French Blogger Fined For Negative Restaurant Review 424
An anonymous reader sends an article about another case in which a business who received a negative review online decided to retaliate with legal complaints. In August of last year, a French food blogger posted a review of an Italian restaurant called Il Giardino. The restaurant owners responded with legal threats based on the claim that they lost business from search results which included the review. The blogger deleted the post, but that wasn't enough. She was brought to court, and a fine of €1,500 ($2,040) was imposed. She also had to pay court costs, which added another €1,000 ($1,360). The blogger said, "Recently several writers in France were sentenced in similar proceedings for defamation, invasion of privacy, and so on. ... I don't see the point of criticism if it's only positive. It's clear that online, people are suspicious of places that only get positive reviews."
Do as they do in job references (Score:5, Interesting)
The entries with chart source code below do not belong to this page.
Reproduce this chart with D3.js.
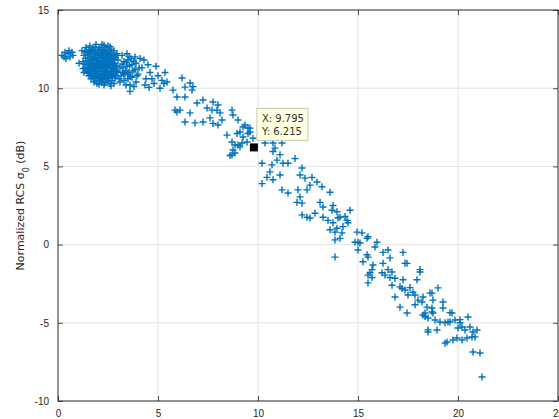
<!DOCTYPE html>
<html>
<head>
<meta charset="utf-8">
<script src="https://cdn.jsdelivr.net/npm/d3@7"></script>
<style>
  body { margin: 0; background: #fff; }
  svg { display: block; font-family: "DejaVu Sans", sans-serif; }
</style>
</head>
<body>
<div id="chart"></div>
<script>
// axis ticks
var xTicks = [0, 5, 10, 15, 20, 25];
var yTicks = [-10, -5, 0, 5, 10, 15];

// data tip shown on the figure
var tipPoint = [9.795, 6.215];

// dense group near the origin
var nearPoints = [
  [0.2,12.1],[0.35,12.3],[0.5,12.2],[0.6,12.0],[0.7,12.3],[0.4,11.9],[0.75,12.1],[0.3,12.0],[0.55,12.4],[1.05,11.6],
  [1.2,12.4],[1.3,12.1],[1.25,11.7],[1.35,11.3],[1.3,11.0],[1.4,12.6],[1.45,12.3],[1.5,11.9],[1.45,11.5],[1.5,11.1],
  [1.55,10.8],[1.6,12.7],[1.6,12.2],[1.65,11.8],[1.6,11.4],[1.7,11.0],[1.65,10.6],[1.75,12.5],[1.8,12.0],[1.75,11.6],
  [1.8,11.2],[1.85,10.8],[1.8,10.4],[1.9,12.8],[1.95,12.3],[1.9,11.9],[2.0,11.5],[1.95,11.1],[2.0,10.7],[1.95,10.3],
  [2.05,12.6],[2.1,12.1],[2.05,11.7],[2.1,11.3],[2.15,10.9],[2.1,10.5],[2.2,12.8],[2.25,12.4],[2.2,12.0],[2.25,11.6],
  [2.3,11.2],[2.25,10.8],[2.3,10.2],[2.35,12.6],[2.4,12.2],[2.35,11.8],[2.4,11.4],[2.45,11.0],[2.4,10.6],[2.5,12.7],
  [2.55,12.3],[2.5,11.9],[2.55,11.5],[2.6,11.1],[2.55,10.7],[2.6,10.3],[2.65,12.5],[2.7,12.1],[2.65,11.7],[2.7,11.3],
  [2.75,10.9],[2.7,10.5],[2.8,12.4],[2.85,12.0],[2.8,11.6],[2.85,11.2],[2.9,10.8],[2.95,12.2],[3.0,11.8],[2.95,11.4],
  [3.0,11.0],[3.05,10.6],[1.55,12.45],[1.7,12.35],[1.85,12.6],[2.0,12.45],[2.15,12.5],[2.3,12.75],[2.45,12.45],[2.6,12.65],
  [1.4,11.75],[1.55,11.6],[1.7,11.5],[1.85,11.4],[2.0,11.25],[2.15,11.55],[2.3,11.45],[2.45,11.65],[2.6,11.35],[2.75,11.5],
  [1.5,10.95],[1.65,10.85],[1.8,10.65],[1.95,10.9],[2.1,10.75],[2.25,10.55],[2.4,10.85],[2.55,10.95],[2.7,10.75],[2.85,10.65],
  [1.9,10.5],[2.05,10.25],[2.2,10.4],[2.35,10.35],[2.5,10.45],[2.65,10.15],[2.8,10.3],[1.35,12.35],[1.7,12.05],[2.35,12.0],
  [2.9,12.1],[3.1,11.3],[3.1,10.4],[1.25,11.25],[1.3,11.55],
  [1.38,11.92],[1.52,11.28],[1.62,12.02],[1.73,11.22],[1.78,11.85],[1.88,12.17],[1.92,11.62],[2.03,11.92],[2.08,11.05],[2.12,12.27],
  [2.18,11.78],[2.22,11.18],[2.28,12.15],[2.32,11.65],[2.38,11.05],[2.42,12.03],[2.48,11.35],[2.52,12.15],[2.58,11.72],[2.62,11.97],
  [2.68,11.08],[2.72,11.88],[2.78,11.22],[2.82,11.82],[2.88,11.42],[1.58,11.18],[1.68,11.68],[1.83,11.02],[1.97,11.78],[2.13,11.42],
  [2.27,11.92],[2.43,11.28],[2.57,11.88],[2.73,11.62],[2.87,11.95],[1.48,12.12],[1.67,12.42],[1.82,12.32],[2.02,12.18],[2.17,12.05],
  [2.33,12.33],[2.47,12.18],[2.63,12.28],[2.78,12.15],[1.72,10.78],[1.88,10.95],[2.03,10.62],[2.18,10.68],[2.33,10.92],[2.48,10.62],
  [2.63,10.82],[2.78,10.95],[2.93,11.08],[1.62,11.02],[1.42,11.12],[2.22,11.38],[2.07,11.52],[1.93,11.32],[1.78,11.42],[2.52,11.52],
  [3.2,12.1],[3.3,11.7],[3.25,11.3],[3.35,10.9],[3.3,10.5],[3.45,12.2],[3.5,11.8],[3.45,11.4],[3.55,11.0],[3.5,10.6],
  [3.6,10.2],[3.65,11.9],[3.7,11.5],[3.75,11.1],[3.7,10.7],[3.6,9.8],[3.85,12.0],[3.9,11.6],[3.85,11.2],[3.95,10.8],
  [3.9,10.4],[4.05,11.3],[4.0,10.9],[3.4,10.2],[3.8,10.1],[3.15,10.8],[4.1,11.9],
  [3.2,11.55],[3.38,11.12],[3.42,11.65],[3.58,11.45],[3.62,10.75],[3.28,10.95],[3.55,12.02],[3.78,11.72],[3.22,11.02],[3.48,10.88],
  [4.3,11.8],[4.5,11.5],[4.9,11.4],[5.35,11.0],[4.4,10.6],[4.8,10.3],[5.1,10.0],[4.6,11.0],[5.0,10.8],[4.35,10.2],
  [4.7,10.6],[5.2,10.5],[4.55,10.05],[5.3,10.3],[4.2,11.3]
];

// middle stretch, 5.5 to 10
var midPoints = [
  [5.45,10.4],[5.75,9.88],[6.2,10.65],[6.6,10.33],[6.35,10.07],[6.7,9.88],[5.95,9.44],[6.35,9.44],[5.95,8.48],[6.1,8.6],
  [6.6,8.42],[6.95,9.05],[7.25,9.25],[7.75,9.12],[7.45,8.73],[7.7,8.6],[8.1,8.42],[8.0,8.93],[8.7,8.6],[8.75,8.29],
  [7.6,8.1],[7.25,7.84],[6.85,7.78],[6.35,7.84],[8.2,7.97],[9.0,7.97],[8.45,7.0],[8.7,6.56],[8.85,6.37],[9.25,7.52],
  [9.5,7.46],[9.1,7.2],[9.25,6.88],[9.45,6.56],[9.0,6.37],[8.75,6.05],[8.7,5.73],[8.85,5.86],[9.6,7.2],[6.75,10.1],
  [5.85,8.6],[7.95,8.6],[7.75,7.75],[8.0,7.65],[8.95,7.1],[9.35,7.65],[9.6,7.45],[9.5,7.1],[9.2,6.5],[9.75,6.8],
  [8.6,5.7],[9.1,6.25]
];

// falling stretch, 10 to 15
var fallPoints = [
  [10.35,6.5],[10.75,6.5],[11.2,6.5],[10.85,6.17],[10.75,5.95],[11.1,5.75],[10.95,5.4],[10.7,5.1],[10.2,5.2],[11.5,5.2],
  [11.85,5.5],[11.25,5.2],[10.6,4.65],[10.45,4.3],[10.75,4.15],[10.2,3.9],[11.1,4.45],[12.2,4.9],[12.1,4.45],[12.35,4.25],
  [12.7,4.3],[12.95,4.0],[12.6,3.8],[12.45,3.5],[12.0,3.5],[11.2,3.5],[11.5,3.3],[12.1,3.05],[11.95,2.7],[12.2,2.65],
  [13.2,3.7],[13.6,3.35],[13.1,2.7],[13.25,2.4],[12.85,2.0],[12.45,1.75],[12.2,1.9],[13.7,2.2],[13.95,2.1],[13.5,1.55],
  [13.75,1.4],[14.1,1.75],[14.45,1.55],[14.6,2.2],[13.95,1.05],[13.6,0.95],[14.2,0.75],[14.1,0.4],[14.95,0.8],[14.85,0.15],
  [13.85,-0.8],[13.75,2.5],[12.6,1.7],[13.25,1.75],[14.35,1.8],[14.5,1.4],[13.85,0.8],[14.25,1.15],[13.85,0.3],[14.0,1.7]
];

// tail, 15 to 21.5
var tailPoints = [
  [15.2,0.75],[15.0,0.15],[15.5,0.5],[15.95,0.15],[15.0,-0.35],[15.45,-0.65],[15.25,-1.1],[15.75,-1.3],[15.5,-1.95],[15.7,-1.6],
  [16.25,-1.2],[16.5,-0.35],[16.6,-0.85],[16.35,-1.95],[16.2,-1.8],[16.7,-1.75],[16.85,-2.15],[17.25,-0.5],[17.45,-1.2],[17.25,-2.25],
  [17.1,-2.7],[17.35,-2.9],[16.85,-3.35],[17.1,-4.0],[17.6,-2.75],[17.95,-2.25],[18.1,-1.6],[17.75,-3.05],[18.0,-3.55],[18.25,-3.35],
  [17.85,-3.85],[18.45,-4.0],[18.25,-4.5],[15.5,-2.45],[15.1,0.1],[15.5,-0.8],[15.45,0.4],[15.85,-0.15],[15.6,-1.8],[15.7,-2.1],
  [16.25,-0.5],[16.6,-2.1],[16.7,-2.6],[16.5,-1.6],[17.35,-1.2],[17.2,-2.8],[18.1,-1.75],[17.5,-3.22],[17.85,-3.22],[18.2,-3.67],
  [18.7,-3.1],[19.0,-2.77],[18.7,-4.05],[18.35,-4.37],[18.75,-4.37],[18.5,-4.69],[18.85,-4.82],[19.25,-3.67],[19.25,-4.05],[19.7,-4.37],
  [19.5,-4.95],[19.1,-4.95],[19.35,-5.0],[19.6,-4.95],[19.85,-4.82],[20.1,-5.0],[20.0,-5.33],[20.2,-5.27],[20.35,-5.46],[20.5,-4.63],
  [20.6,-5.27],[20.75,-5.59],[20.95,-5.46],[20.7,-5.91],[20.45,-5.97],[20.2,-6.1],[19.95,-5.97],[19.75,-6.1],[19.45,-6.23],[18.5,-5.59],
  [18.95,-5.46],[19.35,-6.3],[20.75,-6.87],[21.1,-6.93],[21.2,-8.47],[17.45,-4.37],[18.6,-3.1],[18.75,-3.55],[18.7,-4.3],[18.35,-4.6],
  [20.1,-4.8],[20.85,-5.9],[19.6,-4.35],[18.5,-5.45]
];

var allPoints = nearPoints.concat(midPoints, fallPoints, tailPoints);

var W = 559, H = 419;
var margin = {top: 10, right: 1, bottom: 18, left: 58};
var width = 500, height = 391;

var svg = d3.select("#chart").append("svg")
    .attr("width", W)
    .attr("height", H);

var g = svg.append("g")
    .attr("transform", "translate(" + margin.left + "," + margin.top + ")");

var x = d3.scaleLinear().domain([0, 25]).range([0, width]);
var y = d3.scaleLinear().domain([-10, 15]).range([height, 0]);

// grid
g.append("g").selectAll("line").data(xTicks.slice(1, -1)).enter().append("line")
    .attr("x1", function(d) { return x(d); }).attr("x2", function(d) { return x(d); })
    .attr("y1", 0).attr("y2", height)
    .attr("stroke", "#e3e3e3").attr("stroke-width", 1);
g.append("g").selectAll("line").data(yTicks.slice(1, -1)).enter().append("line")
    .attr("y1", function(d) { return y(d); }).attr("y2", function(d) { return y(d); })
    .attr("x1", 0).attr("x2", width)
    .attr("stroke", "#e3e3e3").attr("stroke-width", 1);

// points, drawn as "+"
var s = 3.5;
g.append("g").selectAll("path").data(allPoints).enter().append("path")
    .attr("d", function(d) {
      var px = x(d[0]), py = y(d[1]);
      return "M" + (px - s) + "," + py + "H" + (px + s) + "M" + px + "," + (py - s) + "V" + (py + s);
    })
    .attr("fill", "none")
    .attr("stroke", "#0072BD")
    .attr("stroke-width", 1.4);

// axes with inward ticks
function styleAxis(sel) {
  sel.select(".domain").remove();
  sel.selectAll(".tick line").attr("stroke", "#262626").attr("stroke-width", 0.8);
  sel.selectAll(".tick text").attr("fill", "#262626").style("font-size", "10px");
}

g.append("g")
    .attr("transform", "translate(0," + height + ")")
    .call(d3.axisBottom(x).tickValues(xTicks).tickSizeInner(-5).tickSizeOuter(0).tickPadding(9))
    .call(styleAxis);
g.append("g")
    .call(d3.axisTop(x).tickValues(xTicks).tickSizeInner(-5).tickSizeOuter(0).tickFormat(""))
    .call(styleAxis);
g.append("g")
    .call(d3.axisLeft(y).tickValues(yTicks).tickSizeInner(-5).tickSizeOuter(0).tickPadding(9)
      .tickFormat(function(d) { return String(d); }))
    .call(styleAxis);
g.append("g")
    .attr("transform", "translate(" + width + ",0)")
    .call(d3.axisRight(y).tickValues(yTicks).tickSizeInner(-5).tickSizeOuter(0).tickFormat(""))
    .call(styleAxis);

// box
g.append("rect")
    .attr("x", 0).attr("y", 0)
    .attr("width", width).attr("height", height)
    .attr("fill", "none")
    .attr("stroke", "#262626").attr("stroke-width", 1);

// y label
var yl = svg.append("text")
    .attr("transform", "translate(24," + (margin.top + height / 2) + ") rotate(-90)")
    .attr("text-anchor", "middle")
    .attr("fill", "#262626")
    .style("font-size", "11px");
yl.append("tspan").text("Normalized RCS \u03c3");
yl.append("tspan").attr("baseline-shift", "sub").style("font-size", "8px").text("0");
yl.append("tspan").text(" (dB)");

// data tip
var tx = x(tipPoint[0]), ty = y(tipPoint[1]);
g.append("rect")
    .attr("x", tx - 4).attr("y", ty - 4)
    .attr("width", 8).attr("height", 8)
    .attr("fill", "#000");
var tip = g.append("g").attr("transform", "translate(" + (tx + 3) + "," + (ty - 39) + ")");
tip.append("rect")
    .attr("width", 51).attr("height", 32)
    .attr("fill", "#ffffe1")
    .attr("stroke", "#c8c8b4").attr("stroke-width", 1);
tip.append("text").attr("x", 5).attr("y", 14)
    .attr("fill", "#333").style("font-size", "10px").text("X: " + tipPoint[0]);
tip.append("text").attr("x", 5).attr("y", 27)
    .attr("fill", "#333").style("font-size", "10px").text("Y: " + tipPoint[1]);
</script>
</body>
</html>
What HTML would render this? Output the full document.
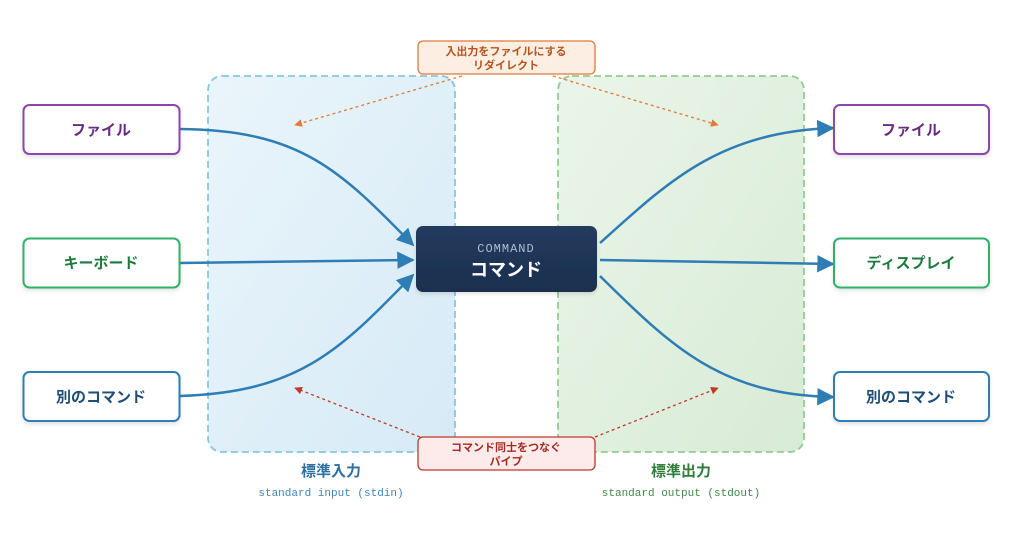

I don't know about your country, in mine a boss is not allowed to say anything bad about you in a job reference. He can't say you're a drunkard. So he'll write "he was working hard to keep the spirits up". Too stupid to get anything accomplished? "He was very good at trying to get his assignments done". Didn't do ANYTHING? "He was known to be very punctual."
Euphemism and "secret" code has developed due to a culture that disallows bad reviews. I guess the same will happen here sooner or later. We'll just have to be able to understand idioms like "The service was one of a kind" (read: no other restaurant that is still in business has that kind of crappy service). "The food was something we remembered for a long time" (read: We spent a long time on the can with diarrhea). Or how about "Every time we discover something new" (read: No matter what you order, you'll certainly get whatever they have to get rid of quickly).
Too true... (Score:5, Interesting)
We once received an application that included a reference letter with only one substantive comment: "She always keeps her desk neat and tidy". But really, that's not a secret code or anything, it is entirely clear: do not expect this person to do any work. The fact that the person actually included this letter of reference with her application made it doubly damning, because she apparently did not understand what it said.
On the subject of TFA: I do hope some French /.ers will chime in with the local interpretation of this ruling...
Re:Freedom of Expression... (Score:5, Interesting)
Re:Too true... (Score:5, Interesting)
French here. The lady owner of the blog did not choose to lawyer up and went there to defend herself. The restaurant just wanted her to change the title of the blog post which was along the line of "The place to avoid at Cap-Ferret: Il Giardino" (where Cap-Ferret is the name of the town the restaurant is in). They just wanted the name of the restaurant removed from the title because it was 2nd place on Google and was starting to be detrimental to their business. She removed the blog post entirely on her own. It appears she doesn't intend to counter sue.
It pretty much looks like something that would not have happened if the defendant was properly represented.
Re:Barbara Streisand award (Score:5, Interesting)
If so I doubt it'll pass the "right to be forgotten" criteria, one of which is that it is about something so long time ago that it is not relevant for the present. Can't say that about this case, which is positively current.
Re:Livin' in the USA (Score:5, Interesting)
I had RTFA. http://www.arretsurimages.net/breves/2014-07-08/Critique-de-restaurant-blogueuse-condamnee-id17677
Says she didn't take a lawyer (she didn't think she had the time to get them up to speed with what was going on) and won't appeal. A lawyer (maître Eolas) that does a lot of vulgarisation about french justice says that he doesn't know of another judgement against a noncommercial personal blog, and he thinks the problem might be that she didn't get a lawyer.
The actual review is on the webarchive. Reviewer and her mother used to go to that restaurant and have a good time. That time wasn't great, food came as the same time as apéritifs. Reads quite factual, and it is tagged as a piece of personal experience.
Re:Barbara Streisand award (Score:5, Interesting)
Full blown Barbara Streisand indeed. They apparently wanted the blog changed because the restaurant name in the title was putting the negative review high in the search results.
So instead, you google it now (il giardino lege cap ferret) and the first search results (at least from UK) are google+ reviews and yelp reviews (mostly 1 star, all since court verdict), and tripadvisor reviews, again with a low score due to whole pile of 1-stars added since the court verdict. Oh, and links to news of the court verdict.
Lawyer-up, load-up, point down, pull trigger.
Re:Barbara Streisand award (Score:5, Interesting)
Re:Barbara Streisand award (Score:5, Interesting)
Yep, people make snarky comments, but when I read stuff like this, it just places France lower and lower on my list of tourist destinations, and makes me prioritize other European countries where I've never heard of this crap happening, such as Germany and Denmark. It's not just this case with this restaurant; it seems I regularly see negative stuff in the press about France (remember the case of the Google Glass-wearing guy getting beaten by the staff at McDonald's in Paris? Or how about the big anti-gay protests? Or the recent news item about a bunch of Muslims attacking a French synagogue in response to Israeli activity in Gaza? Or the general problem of lots of poor and violent Muslims in French cities?), whereas I almost never hear anything bad about most other (northern/western) European nations.